Task
Find how many lines in the material hold the word "with", then state that number and nothing more.

[Figure scripts]
== == ==

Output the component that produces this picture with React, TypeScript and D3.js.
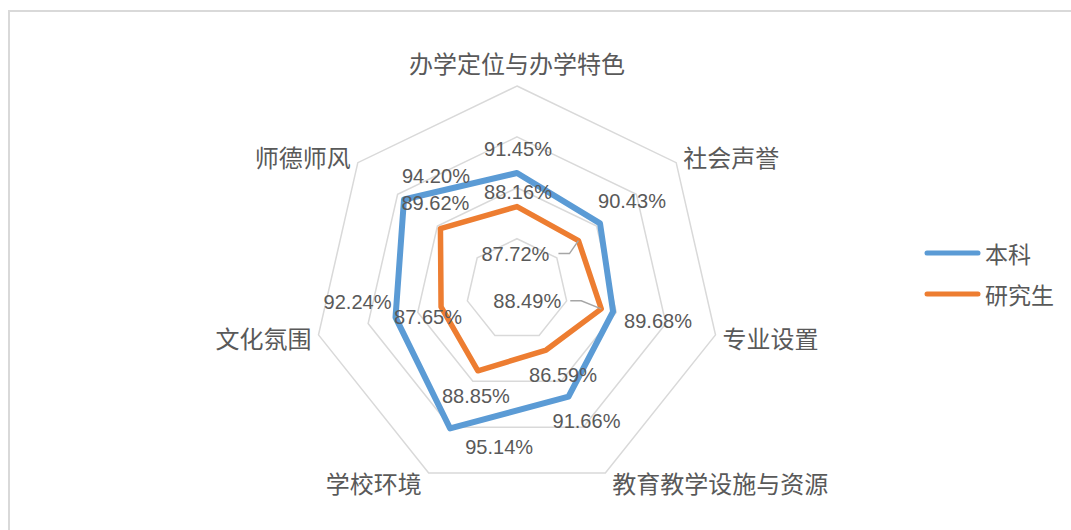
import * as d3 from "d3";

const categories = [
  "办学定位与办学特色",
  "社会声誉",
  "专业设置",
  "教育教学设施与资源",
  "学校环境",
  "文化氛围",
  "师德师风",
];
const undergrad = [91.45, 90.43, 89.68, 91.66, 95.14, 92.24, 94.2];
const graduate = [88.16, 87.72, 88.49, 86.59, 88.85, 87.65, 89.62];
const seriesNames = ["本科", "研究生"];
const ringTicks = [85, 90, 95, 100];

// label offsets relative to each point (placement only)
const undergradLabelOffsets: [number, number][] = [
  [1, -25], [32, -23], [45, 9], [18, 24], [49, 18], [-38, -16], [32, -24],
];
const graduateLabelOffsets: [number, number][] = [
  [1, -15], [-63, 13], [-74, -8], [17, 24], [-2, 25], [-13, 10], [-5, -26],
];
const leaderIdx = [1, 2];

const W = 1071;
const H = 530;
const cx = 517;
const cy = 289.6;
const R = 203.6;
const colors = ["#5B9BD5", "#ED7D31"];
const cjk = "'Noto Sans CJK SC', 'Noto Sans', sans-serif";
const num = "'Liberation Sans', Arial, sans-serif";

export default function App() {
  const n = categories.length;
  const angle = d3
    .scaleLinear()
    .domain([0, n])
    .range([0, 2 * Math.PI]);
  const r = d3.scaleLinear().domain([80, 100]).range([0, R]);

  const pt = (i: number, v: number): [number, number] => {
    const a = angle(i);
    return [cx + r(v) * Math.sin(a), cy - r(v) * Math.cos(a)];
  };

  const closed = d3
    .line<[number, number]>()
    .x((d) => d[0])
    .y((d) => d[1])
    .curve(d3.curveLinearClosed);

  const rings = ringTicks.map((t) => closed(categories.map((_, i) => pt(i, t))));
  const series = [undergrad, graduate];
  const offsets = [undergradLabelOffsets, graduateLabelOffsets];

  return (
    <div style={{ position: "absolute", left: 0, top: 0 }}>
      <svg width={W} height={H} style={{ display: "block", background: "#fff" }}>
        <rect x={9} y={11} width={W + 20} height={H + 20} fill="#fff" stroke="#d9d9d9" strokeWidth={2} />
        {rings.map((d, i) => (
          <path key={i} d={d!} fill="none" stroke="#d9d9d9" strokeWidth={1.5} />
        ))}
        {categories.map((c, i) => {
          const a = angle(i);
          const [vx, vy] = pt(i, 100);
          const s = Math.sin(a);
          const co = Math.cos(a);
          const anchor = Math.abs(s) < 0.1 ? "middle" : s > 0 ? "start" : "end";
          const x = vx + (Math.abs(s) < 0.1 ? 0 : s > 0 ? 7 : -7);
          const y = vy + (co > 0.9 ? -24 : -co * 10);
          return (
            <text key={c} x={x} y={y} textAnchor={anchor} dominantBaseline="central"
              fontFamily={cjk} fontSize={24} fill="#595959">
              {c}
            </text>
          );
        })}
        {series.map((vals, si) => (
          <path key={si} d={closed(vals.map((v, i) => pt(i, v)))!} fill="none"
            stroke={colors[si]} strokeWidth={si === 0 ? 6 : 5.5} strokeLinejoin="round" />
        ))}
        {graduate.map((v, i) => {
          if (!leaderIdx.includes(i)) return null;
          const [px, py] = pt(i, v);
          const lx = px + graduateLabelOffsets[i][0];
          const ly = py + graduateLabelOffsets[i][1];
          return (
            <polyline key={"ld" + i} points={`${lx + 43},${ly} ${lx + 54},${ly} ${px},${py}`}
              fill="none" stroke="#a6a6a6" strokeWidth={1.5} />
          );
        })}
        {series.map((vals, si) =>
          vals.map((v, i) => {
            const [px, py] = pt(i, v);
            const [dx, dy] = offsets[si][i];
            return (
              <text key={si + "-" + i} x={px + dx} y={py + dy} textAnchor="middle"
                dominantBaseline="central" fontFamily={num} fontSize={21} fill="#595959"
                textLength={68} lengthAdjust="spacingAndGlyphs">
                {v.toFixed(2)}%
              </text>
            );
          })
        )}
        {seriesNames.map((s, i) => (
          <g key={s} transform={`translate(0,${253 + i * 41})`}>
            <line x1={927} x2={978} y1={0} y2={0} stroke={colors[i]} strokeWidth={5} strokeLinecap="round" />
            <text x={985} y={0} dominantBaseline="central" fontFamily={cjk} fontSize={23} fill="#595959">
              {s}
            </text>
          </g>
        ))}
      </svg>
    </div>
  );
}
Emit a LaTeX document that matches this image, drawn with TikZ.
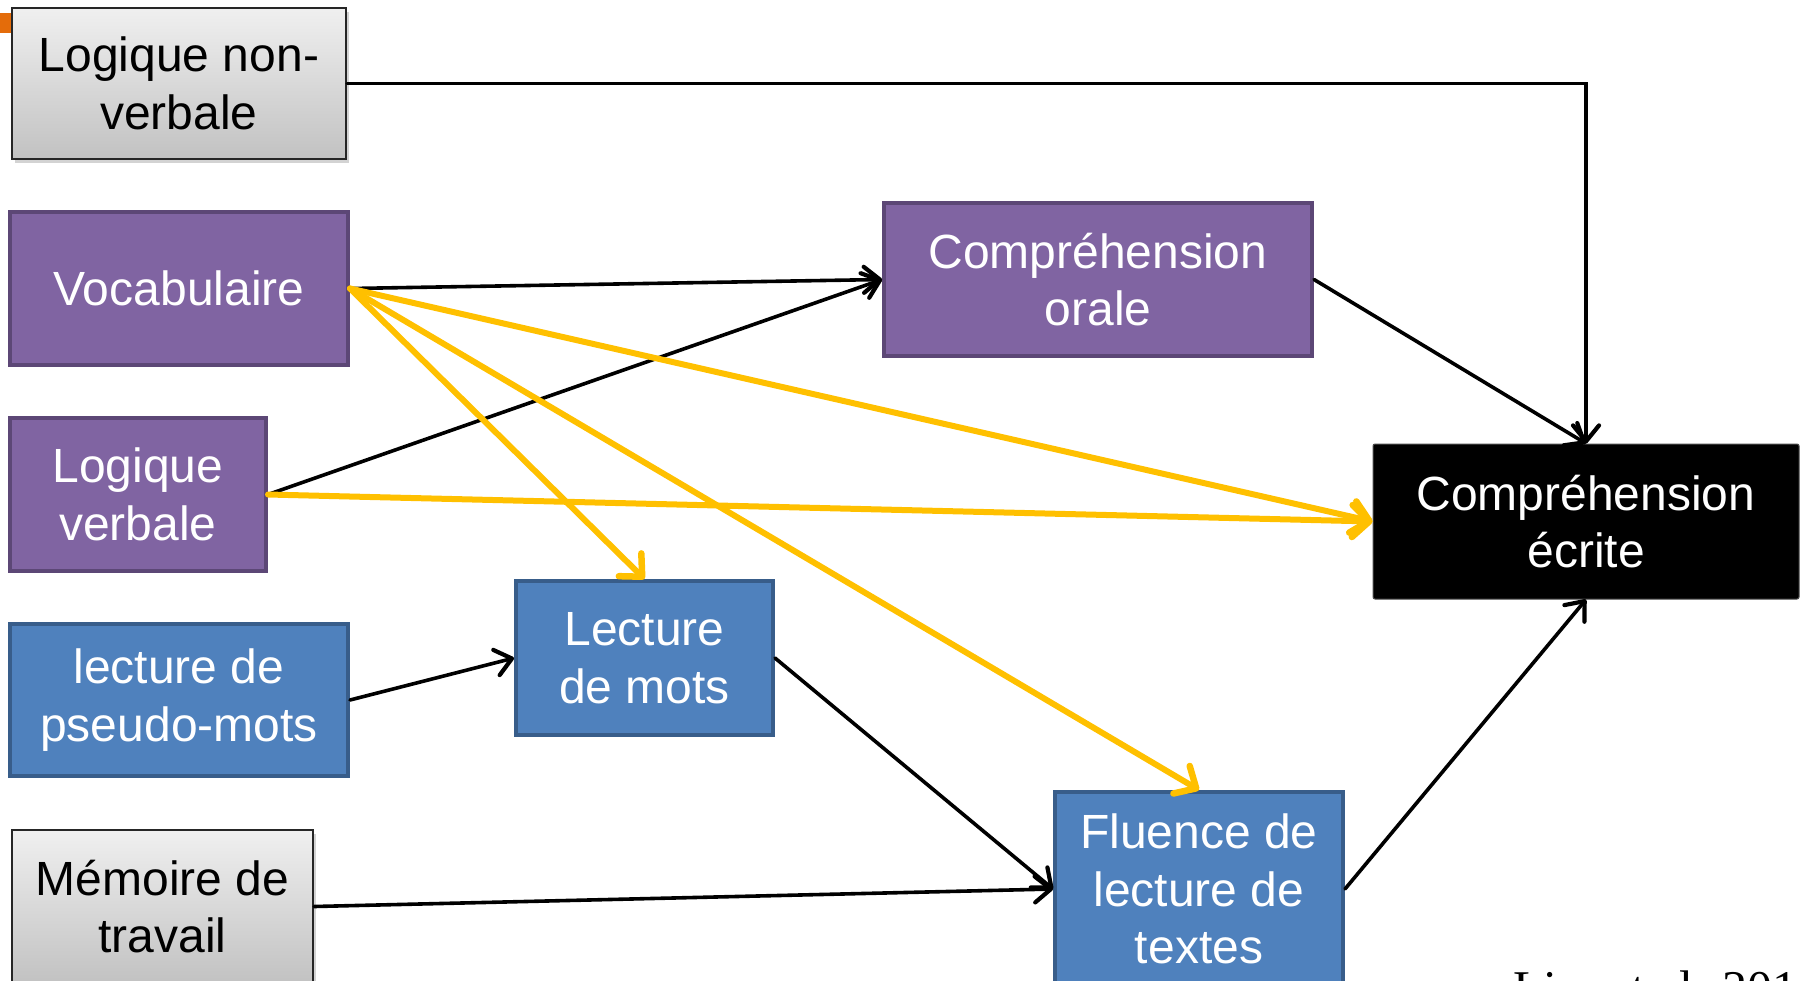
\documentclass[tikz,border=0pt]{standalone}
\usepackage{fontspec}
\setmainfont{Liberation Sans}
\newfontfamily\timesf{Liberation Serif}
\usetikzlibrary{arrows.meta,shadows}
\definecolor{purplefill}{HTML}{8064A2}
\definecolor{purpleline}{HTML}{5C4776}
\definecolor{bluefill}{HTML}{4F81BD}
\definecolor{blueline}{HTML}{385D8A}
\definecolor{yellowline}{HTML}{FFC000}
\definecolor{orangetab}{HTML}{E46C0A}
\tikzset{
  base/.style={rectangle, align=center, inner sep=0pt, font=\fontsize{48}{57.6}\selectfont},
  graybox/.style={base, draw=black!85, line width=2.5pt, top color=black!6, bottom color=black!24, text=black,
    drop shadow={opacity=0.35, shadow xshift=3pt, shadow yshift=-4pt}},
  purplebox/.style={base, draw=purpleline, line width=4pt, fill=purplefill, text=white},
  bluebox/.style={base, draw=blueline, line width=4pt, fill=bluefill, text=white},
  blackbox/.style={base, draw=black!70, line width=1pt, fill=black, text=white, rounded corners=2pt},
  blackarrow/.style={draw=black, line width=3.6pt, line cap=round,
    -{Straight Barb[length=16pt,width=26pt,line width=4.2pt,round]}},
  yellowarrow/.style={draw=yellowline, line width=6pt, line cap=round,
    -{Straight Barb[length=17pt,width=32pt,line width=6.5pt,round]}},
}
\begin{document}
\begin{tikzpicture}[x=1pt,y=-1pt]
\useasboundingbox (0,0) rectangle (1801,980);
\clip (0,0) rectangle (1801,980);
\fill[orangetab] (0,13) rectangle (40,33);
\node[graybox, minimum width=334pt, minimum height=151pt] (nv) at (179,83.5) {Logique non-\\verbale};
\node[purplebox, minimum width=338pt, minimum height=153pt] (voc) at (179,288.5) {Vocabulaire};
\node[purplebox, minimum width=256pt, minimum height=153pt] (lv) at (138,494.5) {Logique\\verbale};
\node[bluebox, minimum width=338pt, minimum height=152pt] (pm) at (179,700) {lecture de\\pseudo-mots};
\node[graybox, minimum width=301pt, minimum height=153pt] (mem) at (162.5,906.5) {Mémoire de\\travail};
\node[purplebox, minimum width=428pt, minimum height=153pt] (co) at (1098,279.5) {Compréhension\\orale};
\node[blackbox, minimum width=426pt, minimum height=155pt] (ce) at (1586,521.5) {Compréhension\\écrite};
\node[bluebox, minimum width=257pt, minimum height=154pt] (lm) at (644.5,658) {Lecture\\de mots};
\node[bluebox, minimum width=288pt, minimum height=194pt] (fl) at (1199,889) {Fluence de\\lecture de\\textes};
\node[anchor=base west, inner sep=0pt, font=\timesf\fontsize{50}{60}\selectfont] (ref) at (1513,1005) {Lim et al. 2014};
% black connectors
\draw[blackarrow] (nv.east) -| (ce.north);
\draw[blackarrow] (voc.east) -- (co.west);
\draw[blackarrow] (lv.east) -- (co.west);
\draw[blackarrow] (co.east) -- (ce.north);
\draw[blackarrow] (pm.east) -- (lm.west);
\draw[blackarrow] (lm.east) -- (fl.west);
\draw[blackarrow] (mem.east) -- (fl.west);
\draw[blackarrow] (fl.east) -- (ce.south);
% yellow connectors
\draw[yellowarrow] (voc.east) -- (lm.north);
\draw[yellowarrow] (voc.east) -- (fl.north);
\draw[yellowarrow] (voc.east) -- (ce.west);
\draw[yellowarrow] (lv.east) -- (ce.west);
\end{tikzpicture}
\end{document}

== == ==

Result below
2